God actually cares about you, created you, and wants to help you to continually become more than you are. This world sees you as a useful tool, a cog in the machine. A cog that can be replaced if it doesn’t fit the ideas of the modern “aristocracy,” the “elite.”
A New Creation (1 Corinthians 5:17; Romans 8:14-17)
When a person puts their faith in Jesus, they really become a new creation, a new person. I am leaving the old thinking and the old way of living behind, and I am beginning a new life of trusting the thinking and way of living that Jesus teaches.
Of course, the counter-call of the world means that I still have to maintain my rejection of the old and my embracing of the new every day. Sometimes people get down the road of following Christ and they feel like its not what they thought it would be. This can be because we aren’t treating it as a living connection that is a relationship. You have to maintain relationships for them to last and to be fruitful. The old you will always be calling, like an old friend from high school saying, “Don’t you want to go back and have some fun?”
Listen, coming to Christ is not about your feelings, and getting things from God. It is about being adopted into His forever-family. Those who are in His forever-family are given His Holy Spirit to come alongside of them and to help them. He leads us and teaches us if we will listen and talk with Him through reading God’s Word and prayer. It is about trusting The One who cannot and noes not lie. He wants you in His family. That ‘s what we were made for and why the Bible says that we were made in His image. We aren’t gods, but we are able to be adopted into His family as His children. That is an amazing destiny.

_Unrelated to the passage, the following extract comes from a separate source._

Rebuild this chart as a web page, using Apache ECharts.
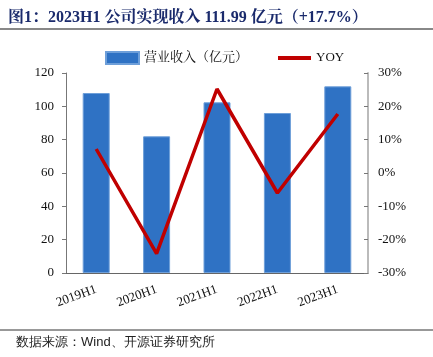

If we are His children, then we will inherit everything with Jesus as Romans 8:17 states. Forget about the wealth of the world, and the power of this age. All of these things are destined to be destroyed. However, we who believe in Jesus are destined to step into a universe untainted by sinfulness, and full of beautiful potential. Of course, this life is still important. It is this life which gives us opportunity to be in His family!